Moore’s season has spanned three levels, including four different stints with the Mariners. He started at Double-A Arkansas, where he made six starts with the Travelers before heading to Tacoma. He pitched well enough in eight starts at Triple-A to earn his first Major League start on June 22. Moore threw a quality start in his debut with seven innings of three-run ball and four strikeouts.
He made six more starts before being sent back to Triple-A and went at least six innings in all but two of them. Moore was called up once more when rosters expanded earlier this week. He was impressive once again, allowing just two runs on three hits in six innings against the Astros. Moore deserves a look in fantasy leagues for teams making a push for a championship.
3. Evan White, 1B
- Age: 21
- Drafted: 2017, Round 1(17) – SEA
- MLB.com lists: Top 10 1B Prospects (#7)

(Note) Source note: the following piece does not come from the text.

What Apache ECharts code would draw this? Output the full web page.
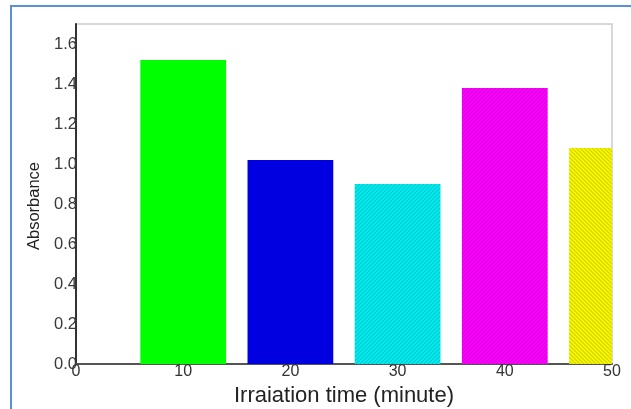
<!DOCTYPE html>
<html>
<head>
<meta charset="utf-8">
<script src="https://cdn.jsdelivr.net/npm/echarts@6/dist/echarts.min.js"></script>
<style>html,body{margin:0;padding:0;background:#fff;}#c{width:631px;height:409px;}</style>
</head>
<body>
<div id="c"></div>
<script>
const times = [10, 20, 30, 40, 50];
const absorbance = [1.52, 1.02, 0.90, 1.38, 1.08];
const barColors = ['#00ff00', '#0000e0', '#00f0f0', '#ff00ff', '#f8f800'];
const hatchColors = [null, null, 'rgba(0,130,160,0.38)', 'rgba(160,0,170,0.4)', 'rgba(150,150,0,0.38)'];
const hatchDir = [0, 0, 1, 1, -1];
const xTicks = [0, 10, 20, 30, 40, 50];
const yTicks = [0, 0.2, 0.4, 0.6, 0.8, 1.0, 1.2, 1.4, 1.6];
const barHalfWidth = 4;

function makePattern(bg, line, dir) {
  const s = 4;
  const cv = document.createElement('canvas');
  cv.width = s; cv.height = s;
  const ctx = cv.getContext('2d');
  ctx.fillStyle = bg; ctx.fillRect(0, 0, s, s);
  ctx.strokeStyle = line; ctx.lineWidth = 1.2;
  ctx.beginPath();
  if (dir > 0) {
    ctx.moveTo(-1, s + 1); ctx.lineTo(s + 1, -1);
    ctx.moveTo(-1, 1); ctx.lineTo(1, -1);
    ctx.moveTo(s - 1, s + 1); ctx.lineTo(s + 1, s - 1);
  } else {
    ctx.moveTo(-1, -1); ctx.lineTo(s + 1, s + 1);
    ctx.moveTo(s - 1, -1); ctx.lineTo(s + 1, 1);
    ctx.moveTo(-1, s - 1); ctx.lineTo(1, s + 1);
  }
  ctx.stroke();
  return {image: cv, repeat: 'repeat'};
}

const fills = barColors.map((c, i) => hatchColors[i] ? makePattern(c, hatchColors[i], hatchDir[i]) : c);

const chart = echarts.init(document.getElementById('c'), null, {renderer: 'canvas'});
const font = "'Liberation Sans', Arial, sans-serif";

chart.setOption({
  animation: false,
  backgroundColor: '#fff',
  graphic: [{
    type: 'rect', shape: {x: 11, y: 6, width: 640, height: 440},
    style: {fill: 'none', stroke: '#5b8fd6', lineWidth: 2}, silent: true
  }],
  grid: {left: 76, right: 19, top: 24, bottom: 45, show: true, borderColor: '#cccccc', borderWidth: 1.5,
    backgroundColor: 'transparent', containLabel: false, outerBoundsMode: 'none'},
  xAxis: {
    type: 'value', min: 0, max: 50, interval: 10,
    name: 'Irraiation time (minute)', nameLocation: 'middle', nameGap: 19,
    nameTextStyle: {fontFamily: font, fontSize: 22, color: '#222', verticalAlign: 'top'},
    axisLine: {show: true, onZero: false, lineStyle: {color: '#555', width: 2}},
    axisTick: {show: false},
    splitLine: {show: false},
    axisLabel: {fontFamily: font, fontSize: 16, color: '#333', margin: 0,
      formatter: v => xTicks.includes(v) ? String(v) : ''}
  },
  yAxis: {
    type: 'value', min: 0, max: 1.7, interval: 0.2,
    name: 'Absorbance', nameLocation: 'middle', nameGap: 33,
    nameTextStyle: {fontFamily: font, fontSize: 16.5, color: '#222', padding: [0, 24, 0, 0]},
    axisLine: {show: true, lineStyle: {color: '#333', width: 2}},
    axisTick: {show: false},
    splitLine: {show: false},
    axisLabel: {fontFamily: font, fontSize: 16.5, color: '#3a3a3a', margin: -1, showMaxLabel: false,
      formatter: v => yTicks.some(t => Math.abs(t - v) < 1e-6) ? v.toFixed(1) : ''}
  },
  series: [{
    type: 'custom',
    data: times.map((t, i) => [t, absorbance[i], i]),
    encode: {x: 0, y: 1},
    renderItem: function (params, api) {
      const x = api.value(0), v = api.value(1), idx = api.value(2);
      const pTop = api.coord([x - barHalfWidth, v]);
      const pBot = api.coord([x + barHalfWidth, 0]);
      const cs = params.coordSys;
      const rect = echarts.graphic.clipRectByRect(
        {x: pTop[0], y: pTop[1], width: pBot[0] - pTop[0], height: pBot[1] - pTop[1]},
        {x: cs.x, y: cs.y, width: cs.width, height: cs.height});
      if (!rect) return null;
      return {type: 'rect', shape: rect, style: {fill: fills[idx], stroke: null}};
    }
  }]
});
</script>
</body>
</html>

2017 stats: (Low-A Everett): 14 games, .277/.345/.532, 3 HR, 12 RBI, 6 R, 6 BB, 6 K.
The Mariners wasted no time throwing their No. 17 overall selection in this year’s Draft into action. He stumbled a bit out of the gate with Low-A Everett but started to find his footing in early July. In his last six games before landing on the disabled list, White was 10-for-24 with two homers and nine RBI. White is a very toolsy player, which should help him move quickly through the Mariners’ system.
2. Nick Neidert, RHP
- Age: 20
- Drafted: 2015, Round 2(60) – SEA
2017 stats: (High-A Modesto): 104.1 IP, 10-3, 2.76 ERA, 1.07 WHIP, 109 K, 17 BB. (Double-A Arkansas): 23.1 IP, 1-3, 6.56 ERA, 1.63 WHIP, 13 K, 5 BB.
With how good Neidert was in 19 starts at High-A this year, it’s a mystery why his promotion took so long. The 20-year-old was pitching way above his competition, posting a 2.76 ERA and 1.07 WHIP in 104.1 innings. His 10-3 record led the team and was among the best in the California League.
Neidert’s numbers since being promoted to Double-A Arkansas aren’t quite as bad as they seem. Aside from a couple of bad starts, Neidert has adjusted to the higher competition rather well. His best start came in his Double-A debut where he went 5.1 innings, gave up two runs on four hits and struck out four. Neidert has been on the shelf since mid-August.
1. Kyle Lewis, OF
- Age: 22
- Drafted: 2016, Round 1(11) – SEA
- MLB.com lists: Top 100 Prospects (#46)
2017 stats: (RK-ARIZ): 11 games, .263/.348/.447, 1 HR, 7 RBI, 9 R, 4 BB, 14 K. (High-A Modesto): 38 games, .255/.323/.403, 6 HR, 24 RBI, 20 R, 15 BB, 38 K.
Lewis landed on MLB.com’s Top 100 Prospects lists as soon as he was drafted last year. He was one of the best all-around players in the class with the ability to hit for both average and power with decent speed. His development stalled after tearing his ACL last year but returned to action this June. He’s yet to explode at the plate since returning but has shown off some of his tools in 49 games. Lewis hasn’t shown any signs of slowing due to his injury, but the Mariners are being careful with their young prospect.